Requirements:
Up to and including the line with "plt.rcParams['font.family'] = ['Noto", write out the listing from its first line, minus the pictures.

— Begin Collected data —

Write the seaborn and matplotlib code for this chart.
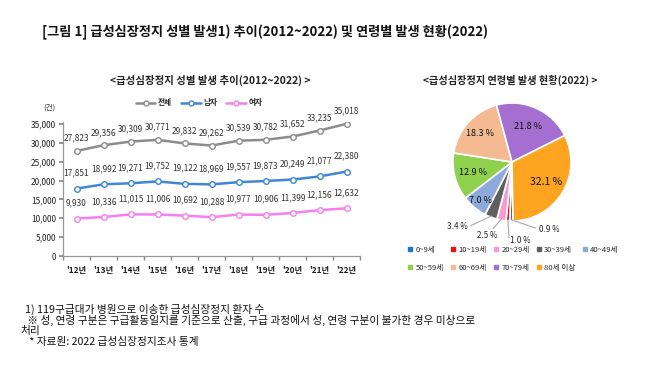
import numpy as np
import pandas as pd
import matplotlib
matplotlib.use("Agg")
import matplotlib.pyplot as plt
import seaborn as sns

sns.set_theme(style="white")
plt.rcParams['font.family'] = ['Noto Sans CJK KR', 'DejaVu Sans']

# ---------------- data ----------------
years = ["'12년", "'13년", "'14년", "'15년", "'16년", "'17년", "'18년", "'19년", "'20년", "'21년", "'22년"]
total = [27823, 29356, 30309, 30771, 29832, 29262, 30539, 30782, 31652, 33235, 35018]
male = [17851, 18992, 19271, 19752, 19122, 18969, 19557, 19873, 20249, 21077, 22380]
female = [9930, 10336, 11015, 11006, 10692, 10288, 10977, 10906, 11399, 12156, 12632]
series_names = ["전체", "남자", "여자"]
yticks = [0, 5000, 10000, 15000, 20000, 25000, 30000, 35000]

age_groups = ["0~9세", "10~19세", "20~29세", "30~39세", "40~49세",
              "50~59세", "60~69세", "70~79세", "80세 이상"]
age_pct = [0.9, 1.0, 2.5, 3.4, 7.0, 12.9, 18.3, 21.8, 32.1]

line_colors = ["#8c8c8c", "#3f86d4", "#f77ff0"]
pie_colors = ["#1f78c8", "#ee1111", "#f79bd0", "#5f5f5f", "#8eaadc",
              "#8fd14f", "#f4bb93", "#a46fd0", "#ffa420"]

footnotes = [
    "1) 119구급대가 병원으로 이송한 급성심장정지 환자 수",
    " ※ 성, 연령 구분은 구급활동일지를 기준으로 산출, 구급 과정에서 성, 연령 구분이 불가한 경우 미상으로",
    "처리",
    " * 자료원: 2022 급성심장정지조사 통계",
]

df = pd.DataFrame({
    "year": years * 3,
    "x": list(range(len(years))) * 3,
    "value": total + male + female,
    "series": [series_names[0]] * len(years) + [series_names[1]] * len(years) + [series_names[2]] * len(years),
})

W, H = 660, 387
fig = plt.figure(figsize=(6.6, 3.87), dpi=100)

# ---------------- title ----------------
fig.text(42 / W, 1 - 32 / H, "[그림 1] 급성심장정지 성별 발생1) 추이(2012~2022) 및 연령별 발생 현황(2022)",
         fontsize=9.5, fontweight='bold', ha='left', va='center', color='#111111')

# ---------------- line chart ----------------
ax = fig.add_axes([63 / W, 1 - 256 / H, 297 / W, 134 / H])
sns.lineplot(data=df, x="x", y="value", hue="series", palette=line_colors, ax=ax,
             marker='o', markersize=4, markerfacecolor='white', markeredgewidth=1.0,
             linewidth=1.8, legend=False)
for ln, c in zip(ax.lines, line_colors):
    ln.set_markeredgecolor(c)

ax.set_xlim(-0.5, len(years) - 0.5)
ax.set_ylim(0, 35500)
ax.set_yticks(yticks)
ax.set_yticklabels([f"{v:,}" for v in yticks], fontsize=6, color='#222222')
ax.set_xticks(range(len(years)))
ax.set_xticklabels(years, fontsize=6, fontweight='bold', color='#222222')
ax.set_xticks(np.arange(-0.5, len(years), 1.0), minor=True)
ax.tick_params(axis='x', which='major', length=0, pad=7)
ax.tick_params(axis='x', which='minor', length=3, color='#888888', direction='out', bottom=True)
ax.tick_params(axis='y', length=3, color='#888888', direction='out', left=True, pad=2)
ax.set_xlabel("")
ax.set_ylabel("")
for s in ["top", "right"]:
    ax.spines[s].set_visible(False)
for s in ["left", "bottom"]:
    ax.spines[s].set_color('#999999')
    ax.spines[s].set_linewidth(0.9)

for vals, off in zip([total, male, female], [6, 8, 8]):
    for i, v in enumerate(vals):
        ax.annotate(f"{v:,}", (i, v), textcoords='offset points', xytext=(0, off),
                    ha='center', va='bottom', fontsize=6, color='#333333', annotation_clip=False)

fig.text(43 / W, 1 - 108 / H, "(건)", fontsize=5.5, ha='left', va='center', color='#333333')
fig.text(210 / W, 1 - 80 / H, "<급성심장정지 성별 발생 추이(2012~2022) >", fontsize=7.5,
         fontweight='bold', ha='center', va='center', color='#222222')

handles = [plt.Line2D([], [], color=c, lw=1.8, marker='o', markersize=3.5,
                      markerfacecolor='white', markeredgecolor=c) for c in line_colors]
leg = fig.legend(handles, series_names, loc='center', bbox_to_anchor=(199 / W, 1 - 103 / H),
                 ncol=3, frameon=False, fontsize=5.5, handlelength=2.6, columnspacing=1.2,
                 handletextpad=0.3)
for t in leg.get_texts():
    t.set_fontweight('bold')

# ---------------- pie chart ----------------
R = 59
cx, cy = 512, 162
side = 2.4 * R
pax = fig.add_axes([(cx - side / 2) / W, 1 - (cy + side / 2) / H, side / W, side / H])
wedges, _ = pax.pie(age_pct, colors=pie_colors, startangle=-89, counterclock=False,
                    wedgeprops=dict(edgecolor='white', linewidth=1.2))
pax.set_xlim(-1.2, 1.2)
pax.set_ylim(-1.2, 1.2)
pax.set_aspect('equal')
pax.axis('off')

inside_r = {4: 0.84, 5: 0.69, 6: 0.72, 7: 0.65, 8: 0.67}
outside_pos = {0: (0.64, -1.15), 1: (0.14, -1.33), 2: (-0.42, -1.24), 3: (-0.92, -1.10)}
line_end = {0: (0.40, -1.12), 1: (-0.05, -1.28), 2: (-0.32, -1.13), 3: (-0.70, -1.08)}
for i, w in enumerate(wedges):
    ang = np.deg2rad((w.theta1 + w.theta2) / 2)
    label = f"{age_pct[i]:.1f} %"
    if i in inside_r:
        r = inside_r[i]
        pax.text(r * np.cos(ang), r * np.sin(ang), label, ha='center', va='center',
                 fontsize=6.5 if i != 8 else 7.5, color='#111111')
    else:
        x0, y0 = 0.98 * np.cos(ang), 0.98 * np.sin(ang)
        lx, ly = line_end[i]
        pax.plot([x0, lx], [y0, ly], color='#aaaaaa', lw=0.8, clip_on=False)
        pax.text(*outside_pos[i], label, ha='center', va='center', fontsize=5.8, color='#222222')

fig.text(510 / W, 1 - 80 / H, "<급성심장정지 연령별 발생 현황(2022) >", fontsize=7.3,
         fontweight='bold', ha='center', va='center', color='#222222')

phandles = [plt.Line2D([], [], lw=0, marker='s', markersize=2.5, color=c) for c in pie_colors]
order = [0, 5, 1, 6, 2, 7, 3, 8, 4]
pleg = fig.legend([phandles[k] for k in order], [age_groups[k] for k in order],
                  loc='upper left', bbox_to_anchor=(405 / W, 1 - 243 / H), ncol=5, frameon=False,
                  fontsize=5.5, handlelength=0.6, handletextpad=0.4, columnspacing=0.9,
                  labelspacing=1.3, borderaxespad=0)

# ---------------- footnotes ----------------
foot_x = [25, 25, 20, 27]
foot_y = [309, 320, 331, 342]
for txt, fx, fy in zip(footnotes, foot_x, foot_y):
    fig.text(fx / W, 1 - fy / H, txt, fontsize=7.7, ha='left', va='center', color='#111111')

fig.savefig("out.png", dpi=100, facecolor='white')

— End Collected data —

Task result:
Write the seaborn and matplotlib code for this chart.
import numpy as np
import pandas as pd
import matplotlib
matplotlib.use("Agg")
import matplotlib.pyplot as plt
import seaborn as sns

sns.set_theme(style="white")
plt.rcParams['font.family'] = ['Noto Sans CJK KR', 'DejaVu Sans']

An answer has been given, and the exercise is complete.